Но в том-то и дело, что Гинкас по-прежнему относится к театру, как к храму (уж не знаю, хорошо это сегодня или плохо). Более того, почти в каждом своем спектакле он соединяет игровую театральную стихию с философией, нагружая действие размышлениями о краткости земного бытия и смерти, постоянно стоящей у человека за спиной и делающей его мудрым.
Федор Достоевский с его бесконечными страданиями несомненно близок Каме Мироновичу, начавшему свой жизненный путь с еврейского гетто в Литве во время войны. Он также близок ему игрой ума, интеллекта, противоборствующих характеров.
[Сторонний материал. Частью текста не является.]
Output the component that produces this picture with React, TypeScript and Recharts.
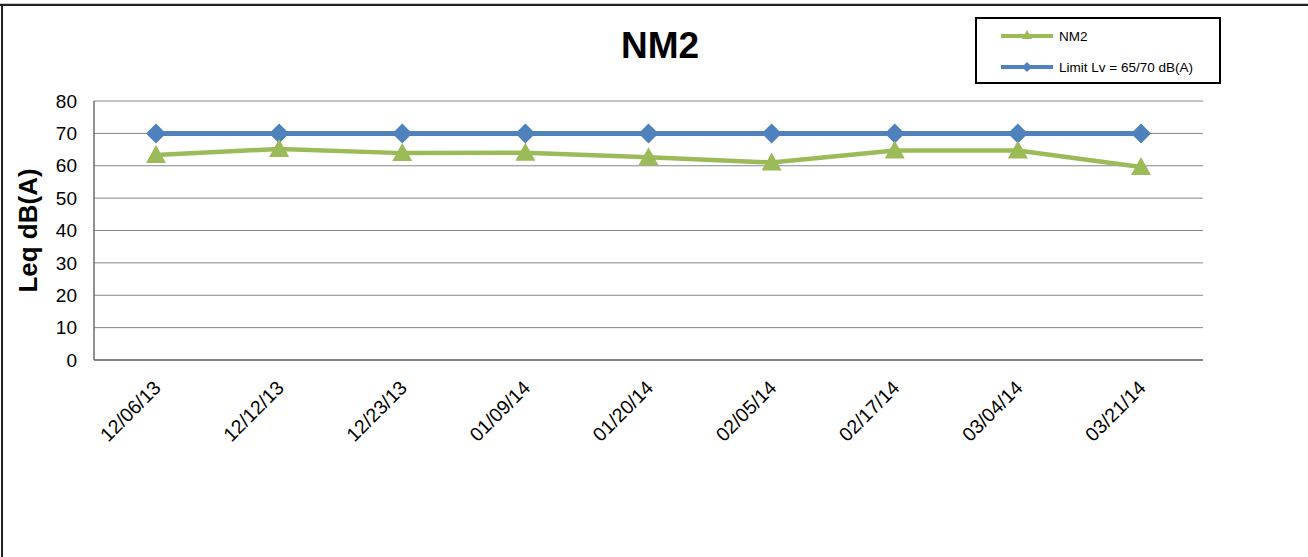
import React from "react";
import { LineChart, Line, XAxis, YAxis, CartesianGrid, Legend } from "recharts";

const dates = ["12/06/13", "12/12/13", "12/23/13", "01/09/14", "01/20/14", "02/05/14", "02/17/14", "03/04/14", "03/21/14"];
const nm2 = [63.3, 65.2, 63.9, 64.0, 62.6, 61.0, 64.7, 64.7, 59.6];
const limit = [70, 70, 70, 70, 70, 70, 70, 70, 70];
const yTicks = [0, 10, 20, 30, 40, 50, 60, 70, 80];

const data = dates.map((d, i) => ({ date: d, nm2: nm2[i], limit: limit[i] }));

const GREEN = "#9BBB59";
const BLUE = "#4F81BD";
const FONT = "'Liberation Sans', Arial, sans-serif";

function Triangle(props: any) {
    const { cx, cy, index } = props;
    if (cx == null || cy == null) return <g key={`t-${index}`} />;
    return <path key={`t-${index}`} d={`M${cx},${cy - 10} L${cx + 10},${cy + 8} L${cx - 10},${cy + 8} Z`} fill={GREEN} />;
}

function Diamond(props: any) {
    const { cx, cy, index } = props;
    if (cx == null || cy == null) return <g key={`d-${index}`} />;
    return <path key={`d-${index}`} d={`M${cx},${cy - 10} L${cx + 10},${cy} L${cx},${cy + 10} L${cx - 10},${cy} Z`} fill={BLUE} />;
}

function DateTick(props: any) {
    const { x, y, payload } = props;
    return (
        <g transform={`translate(${x + 6},${y + 21})`}>
            <text textAnchor="end" transform="rotate(-45)" fontSize={19.5} fontFamily={FONT} fill="#000">
                {payload.value}
            </text>
        </g>
    );
}

function LegendBox() {
    const row = (color: string, label: string, shape: "tri" | "dia", top: number) => (
        <div style={{ position: "absolute", left: 23, top, height: 16, display: "flex", alignItems: "center" }}>
            <svg width={54} height={16}>
                <line x1={1} y1={8} x2={53} y2={8} stroke={color} strokeWidth={4} />
                {shape === "tri"
                    ? <path d="M27,2 L32,11 L22,11 Z" fill={color} />
                    : <path d="M27,3 L32,8 L27,13 L22,8 Z" fill={color} />}
            </svg>
            <span style={{ marginLeft: 5, fontSize: 13.5, fontFamily: FONT, color: "#000", whiteSpace: "nowrap" }}>{label}</span>
        </div>
    );
    return (
        <div style={{ position: "relative", width: 242, height: 63, border: "2px solid #000", background: "#fff" }}>
            {row(GREEN, "NM2", "tri", 9)}
            {row(BLUE, "Limit Lv = 65/70 dB(A)", "dia", 40)}
        </div>
    );
}

export default function App() {
    return (
        <div style={{ position: "absolute", left: 0, top: 0, width: 1308, height: 557, background: "#fff" }}>
            <div style={{ position: "absolute", left: 0, top: 3, width: 1308, height: 1, background: "#c8c8c8" }} />
            <div style={{ position: "absolute", left: 0, top: 4, width: 1308, height: 2, background: "#222" }} />
            <div style={{ position: "absolute", left: 1, top: 4, width: 2, height: 553, background: "#222" }} />
            <div style={{ position: "absolute", left: 6, top: 25, width: 1308, textAlign: "center", fontFamily: FONT, fontWeight: "bold", fontSize: 37, lineHeight: "42px", color: "#000" }}>
                NM2
            </div>
            <LineChart width={1308} height={557} data={data} margin={{ top: 101, right: 105, left: 34, bottom: 0 }}>
                <CartesianGrid vertical={false} stroke="#868686" strokeWidth={1} />
                <XAxis dataKey="date" height={197} padding={{ left: 62, right: 62 }} tick={<DateTick />} tickLine={false} axisLine={{ stroke: "#6e6e6e", strokeWidth: 1.5 }} interval={0} />
                <YAxis
                    domain={[0, 80]}
                    ticks={yTicks}
                    width={60}
                    tickSize={0}
                    tickMargin={17}
                    tickLine={false}
                    axisLine={{ stroke: "#6e6e6e", strokeWidth: 1.5 }}
                    tick={{ fontSize: 19, fontFamily: FONT, fill: "#000" }}
                    label={{ value: "Leq dB(A)", angle: -90, position: "insideLeft", dx: -11, dy: 0, style: { textAnchor: "middle", fontSize: 26, fontWeight: "bold", fontFamily: FONT, fill: "#000" } }}
                />
                <Legend layout="horizontal" verticalAlign="middle" align="center" wrapperStyle={{ top: 17, left: 975, width: 246 }} content={() => <LegendBox />} />
                <Line type="linear" dataKey="limit" name="Limit Lv = 65/70 dB(A)" stroke={BLUE} strokeWidth={5} dot={Diamond} activeDot={false} isAnimationActive={false} />
                <Line type="linear" dataKey="nm2" name="NM2" stroke={GREEN} strokeWidth={4.5} dot={Triangle} activeDot={false} isAnimationActive={false} />
            </LineChart>
        </div>
    );
}
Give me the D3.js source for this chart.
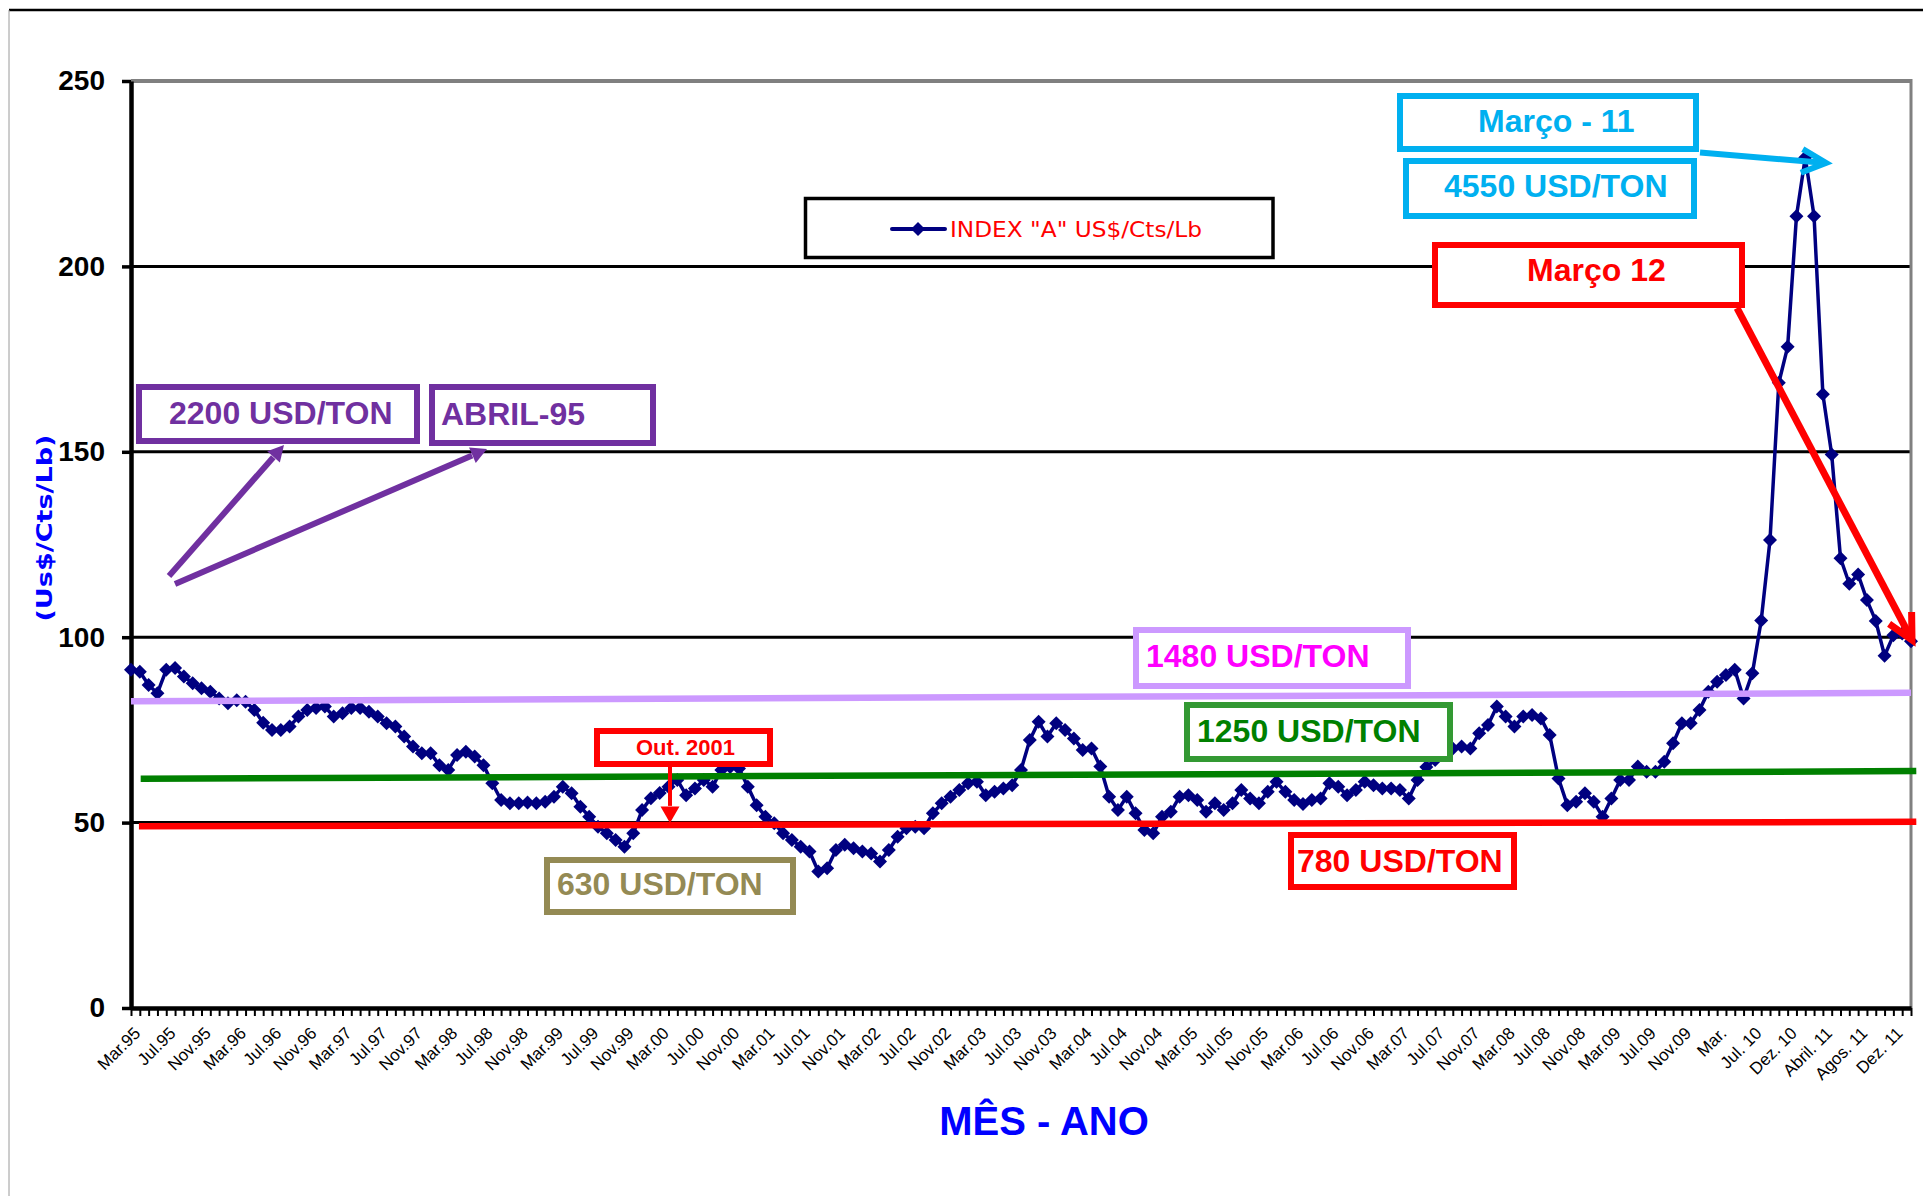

В нынешнем же спектакле на счастье даже намека нет, более того, режиссер усугубляет ситуацию, выводя на сцену убогих, физически и морально ущербных людей. Чего только стоит великовозрастный "младенец" с внешностью дауна, которого возит на тележке вечно беременная женщина. По сути, для героев это нечто иное, как наглядная иллюстрация к мысли Достоевского, взятой из Библии: "Возлюби ближнего своего, как самого себя". Но Иван Карамазов в исполнении Николая Иванова не любит себя и не принимает мира, созданного Богом, а потому в душе его вечный мрак. И, соответственно, полюбить кого-то как самого себя он не может.
Главный оппонент Ивана - Алеша, тихий, скромный мальчик, с широко распахнутыми грустными глазами (Андрей Финягин) тоже не знает, как спасти мир. Он только уверен, что душа человека - это постоянное поле битвы Бога и дьявола, и зло надо искоренять, постоянно жертвуя собой.
У этих собеседников есть в спектакле еще и третий - зрительный зал. Взвинченный до предела Иван постоянно обращается к нему, пытаясь уловить исходящие от него флюиды, но зал молчит и ответа не дает. Молчит и воображаемый Иисус Христос, как бы незримо присутствующий на сцене. Именно к нему взывает явившийся из небытия Инквизитор в роскошном исполнении Игоря Ясуловича. Этот фантом, рожденный воспаленный воображением Ивана, страшен и опасен, так как умен и хитер.
Вторая часть спектакля как раз и принадлежит ему - инквизитору. С его появлением Гинкас начинает манипулировать метафорами, играть с пространством, изменять ритм, спрессовывать время, завязывая в единый узел разные судьбы и постоянно напоминая о Голгофе. Огромное полотно, закрывающее часть сцены, сдергивается, и под ним оказывается гора крестов: больших, маленьких, сувенирных. В этом художественном образе, придуманном известным сценографом Сергеем Бархиным, есть то, что определяет жизненный путь каждого человека - взятый на себя крест. Кто-то несет его достойно, как Алеша Карамазов, кто-то им прикрывается, как Инквизитор, жаждущий власти и потому изгоняющий Христа. Он убежден, что Иисус, подарив людям свободу, а значит и право выбора, обрек их на вечные муки. По его глубокому убеждению, человек ни в чем так сильно не нуждается, как в поклонении своему идеалу и добровольном рабстве, обеспечивающем ему сытую жизнь.
Вот почему Инквизитор приколачивает четыре буханки хлеба гвоздями к кресту. Прогнав сына Божьего, он провозглашает себя Мессией и начинает творить чудеса с помощью... телевидения. Сменив грубую рясу на элегантный черный костюм и "одев" на лицо сладенькую улыбку, новоявленный пастор вещает с самой массовой телевизионной трибуны, и уже ничто не мешает ему манипулировать сознанием толпы, жаждущей хлеба и зрелищ. Хорошенькое перевоплощение, не правда ли? Но ведь такое сегодня встречается на каждом шагу. Не из этого ли ряда былые воинствующие атеисты, которые ныне становятся святее самого Папы Римского, потому что это выгодно?..
Так Гинкас благодаря Достоевскому сказал с театральной кафедры все, что задумал, оставив финал спектакля открытым. Теперь настал черед думать зрителям, с кем они: с Богом или инквизитором?